L’homme a été transporté et séquestré à Palaiseau, une commune de la banlieue sud de Paris. Durant sa détention, les criminels ont, là encore, coupé un doigt, montrant qu’ils n’hésitaient pas à employer des méthodes particulièrement violentes pour faire pression. La famille avait déjà reçu des menaces, ce qui suggère une surveillance en amont.
Grâce à la géolocalisation des téléphones portables et à la vidéosurveillance de la commune, la police a pu intervenir. Le 3 mai, un raid a permis de retrouver le père encore vivant. Il a été pris en charge par les secours. Aucun paiement n’avait été effectué à ce moment-là.
Cinq suspects ont été arrêtés, et des chefs d’inculpation similaires au précédent cas ont été retenus.
Nouvelle tentative à Paris : la fille d’un patron de start-up crypto visée
Le 13 mai, une nouvelle attaque a été tentée. Cette fois-ci, les assaillants ont visé les proches de Pierre Noizat, cofondateur de Paymium, l’une des plus anciennes plateformes d’échange de bitcoin en France. Vers 8 h 20 du matin, dans le 11ᵉ arrondissement de Paris, sa fille, accompagnée de son mari et de leur enfant de deux ans, a été approchée par une camionnette blanche.
Trois hommes masqués sont descendus du véhicule et ont tenté d’embarquer la jeune femme et son fils de force. L’un d’eux tenait une arme qui s’est révélée être un pistolet à billes. Des passants ont alerté les secours tandis qu’un commerçant du quartier, Nabil, est intervenu avec un extincteur pour faire fuir les assaillants. Grâce à ce geste courageux, personne n’a été kidnappé.

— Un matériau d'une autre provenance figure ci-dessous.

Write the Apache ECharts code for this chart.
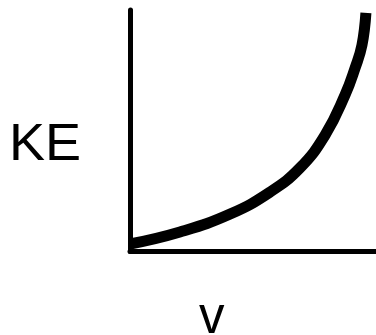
<!DOCTYPE html>
<html>
<head>
<meta charset="utf-8">
<script src="https://cdn.jsdelivr.net/npm/echarts@6/dist/echarts.min.js"></script>
<style>
  html, body { margin: 0; padding: 0; background: #fff; }
  #chart { width: 376px; height: 335px; }
</style>
</head>
<body>
<div id="chart"></div>
<script>
// Kinetic energy rising with speed: KE grows ever faster as v increases
const velocity = [0, 2.03, 4.07, 5.69, 6.91, 7.93, 8.74, 9.15, 9.43, 9.59];
const kineticEnergy = [0.31, 0.81, 1.55, 2.46, 3.46, 4.82, 6.48, 7.60, 8.55, 9.88];
const xTitle = 'v';
const yTitle = 'KE';

const chart = echarts.init(document.getElementById('chart'), null, { renderer: 'canvas' });

const points = velocity.map((v, i) => [v, kineticEnergy[i]]);
const font = '"Liberation Sans", Arial, sans-serif';

chart.setOption({
  animation: false,
  backgroundColor: '#ffffff',
  grid: { left: 130, top: 10, right: 0, bottom: 83.5, containLabel: false },
  xAxis: {
    type: 'value', min: 0, max: 10,
    axisLine: { show: true, lineStyle: { color: '#000', width: 5 } },
    axisTick: { show: false }, axisLabel: { show: false }, splitLine: { show: false }
  },
  yAxis: {
    type: 'value', min: 0, max: 10,
    axisLine: { show: true, lineStyle: { color: '#000', width: 5 } },
    axisTick: { show: false }, axisLabel: { show: false }, splitLine: { show: false }
  },
  graphic: [
    {
      type: 'text', x: 9, y: 146, silent: true, scaleX: 1.06,
      style: { text: yTitle, font: '51px ' + font, fill: '#000', textAlign: 'left', textVerticalAlign: 'middle' }
    },
    {
      type: 'text', x: 211.7, y: 319, silent: true,
      style: { text: xTitle, font: '51px ' + font, fill: '#000', textAlign: 'center', textVerticalAlign: 'middle' }
    }
  ],
  series: [{
    type: 'line',
    data: points,
    smooth: 0.45,
    symbol: 'none',
    clip: false,
    lineStyle: { color: '#000', width: 11, cap: 'butt', join: 'round' }
  }]
});
</script>
</body>
</html>
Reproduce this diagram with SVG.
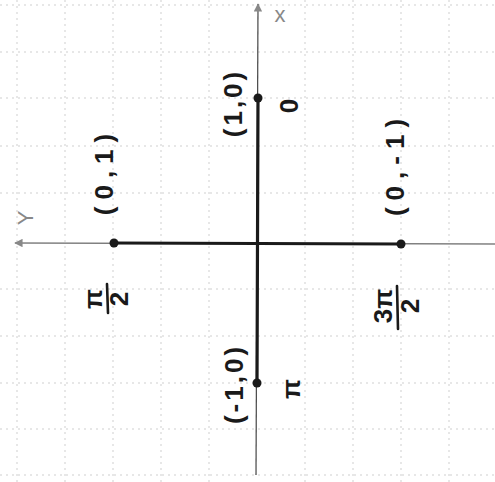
<svg xmlns="http://www.w3.org/2000/svg" width="495" height="482" viewBox="0 0 495 482">
<style>
.grid line{stroke:#cfcfcf;stroke-width:1;stroke-dasharray:2 4}
.axis{stroke:#444;stroke-width:1.2;fill:none}
.seg{stroke:#1a1a1a;stroke-width:3.2;stroke-linecap:round}
.bar{stroke:#1a1a1a;stroke-width:2.6;stroke-linecap:round}
.dot{fill:#1a1a1a}
.lbl{font-family:"Liberation Sans",sans-serif;font-size:26px;font-weight:bold;fill:#1a1a1a;text-anchor:middle}
.axl{font-family:"Liberation Sans",sans-serif;font-size:22px;fill:#888;text-anchor:middle}
</style>
<defs>
<marker id="arr" viewBox="0 0 10 10" refX="9" refY="5" markerWidth="7" markerHeight="7" orient="auto-start-reverse">
<path d="M0,0 L10,5 L0,10 z" fill="#888"/>
</marker>
</defs>
<rect width="495" height="482" fill="#fff"/>
<g class="grid">
<line x1="17" y1="0" x2="17" y2="482"/>
<line x1="65" y1="0" x2="65" y2="482"/>
<line x1="113" y1="0" x2="113" y2="482"/>
<line x1="161" y1="0" x2="161" y2="482"/>
<line x1="209" y1="0" x2="209" y2="482"/>
<line x1="305" y1="0" x2="305" y2="482"/>
<line x1="353" y1="0" x2="353" y2="482"/>
<line x1="401" y1="0" x2="401" y2="482"/>
<line x1="449" y1="0" x2="449" y2="482"/>
<line x1="0" y1="5" x2="495" y2="5"/>
<line x1="0" y1="52" x2="495" y2="52"/>
<line x1="0" y1="98" x2="495" y2="98"/>
<line x1="0" y1="146" x2="495" y2="146"/>
<line x1="0" y1="193" x2="495" y2="193"/>
<line x1="0" y1="289" x2="495" y2="289"/>
<line x1="0" y1="336" x2="495" y2="336"/>
<line x1="0" y1="383" x2="495" y2="383"/>
<line x1="0" y1="429" x2="495" y2="429"/>
<line x1="0" y1="475" x2="495" y2="475"/>
</g>
<g id="connectors">
<line class="axis" x1="256" y1="475" x2="258" y2="4" marker-end="url(#arr)"/>
<line class="axis" x1="495" y1="244" x2="15" y2="243" marker-end="url(#arr)"/>
<line class="seg" x1="258" y1="98" x2="257" y2="383"/>
<line class="seg" x1="114" y1="243" x2="401" y2="244"/>
</g>
<g id="axis-x"><text class="axl" x="280" y="22">x</text></g>
<g id="axis-y"><text class="axl" transform="translate(33,218) rotate(-90)">Y</text></g>
<g id="p0">
<circle class="dot" cx="258" cy="98" r="4.5"/>
<text class="lbl" transform="translate(242,103) rotate(-90)" letter-spacing="3">(1,0)</text>
<text class="lbl" transform="translate(298,106) rotate(-90)">0</text>
</g>
<g id="pHalfPi">
<circle class="dot" cx="114" cy="243" r="4.5"/>
<text class="lbl" transform="translate(113,171) rotate(-90)" letter-spacing="7">(0,1)</text>
<text class="lbl" transform="translate(102,299) rotate(-90)">π</text>
<line class="bar" x1="107" y1="284" x2="108" y2="313"/>
<text class="lbl" transform="translate(128,299) rotate(-90)">2</text>
</g>
<g id="p3HalfPi">
<circle class="dot" cx="401" cy="244" r="4.5"/>
<text class="lbl" transform="translate(404,164) rotate(-90)" letter-spacing="7">(0,-1)</text>
<text class="lbl" transform="translate(392,306) rotate(-90)">3π</text>
<line class="bar" x1="397" y1="286" x2="398" y2="329"/>
<text class="lbl" transform="translate(419,306) rotate(-90)">2</text>
</g>
<g id="pPi">
<circle class="dot" cx="257" cy="383" r="4.5"/>
<text class="lbl" transform="translate(243,384) rotate(-90)" letter-spacing="3">(-1,0)</text>
<text class="lbl" transform="translate(300,389) rotate(-90)">π</text>
</g>
</svg>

Le fourgon utilisé pour la tentative a été retrouvé peu après. L’enquête est en cours pour identifier les trois hommes impliqués. Cette attaque est emblématique d’un changement de stratégie des groupes criminels : au lieu de viser directement les chefs d’entreprise, ils s’en prennent désormais à leurs enfants ou conjoints, pensant que ces cibles seraient moins protégées et donc plus faciles à exploiter.
Pourquoi la France devient-elle une cible privilégiée ?
En 2024, sur les 22 affaires recensées dans le monde impliquant des enlèvements en lien avec les cryptomonnaies, six ont eu lieu en France — soit davantage que dans tout autre pays.
Les agresseurs utilisent souvent les mêmes méthodes : enlèvement brutal, détention dans des logements ordinaires, mutilation d’un doigt pour envoyer une preuve de vie et une menace. Ces actes laissent penser qu’un ou plusieurs groupes criminels organisés opèrent sur le territoire français avec un mode opératoire désormais bien rodé.
La France abrite un écosystème important de start-ups spécialisées dans les actifs numériques. Les fondateurs sont souvent actifs sur les réseaux sociaux, participent à des conférences publiques, donnent des interviews — autant d’éléments qui les rendent identifiables.
Ensuite, les failles de cybersécurité dans certains secteurs de la blockchain ont parfois exposé des informations personnelles, facilitant l’identification de cibles potentielles. Enfin, la situation sécuritaire générale, avec une augmentation des faits de violence urbaine et des défaillances judiciaires répétées, crée un contexte favorable à l’émergence de ce type de criminalité.
Après la tentative d’enlèvement du 13 mai, les images de la scène, filmées par un passant, ont circulé massivement sur les réseaux sociaux. On y voit des passants hurler, un homme crier « au secours », une lutte confuse sur un trottoir parisien, et enfin les assaillants fuir dans leur véhicule.
La scène a profondément choqué l’opinion publique. Plusieurs personnalités du secteur ont dénoncé un climat de peur permanent. Eric Larchevêque, déjà touché par l’affaire Balland, a écrit sur X (anciennement Twitter) un long message dans lequel il fustige le manque de protection et dénonce ce qu’il appelle la “mexicanisation” de la France, faisant allusion à une violence mafieuse s’installant dans les grandes villes.
Il déplore qu’au lieu de mettre en place des mesures efficaces, certains insinuent que les victimes sont responsables de ce qui leur arrive en raison de leur visibilité.
Le ministre de l’Intérieur Bruno Retailleau a annoncé qu’il rencontrerait prochainement les professionnels du secteur pour discuter de leur sécurité et tenter d’apporter des solutions concrètes.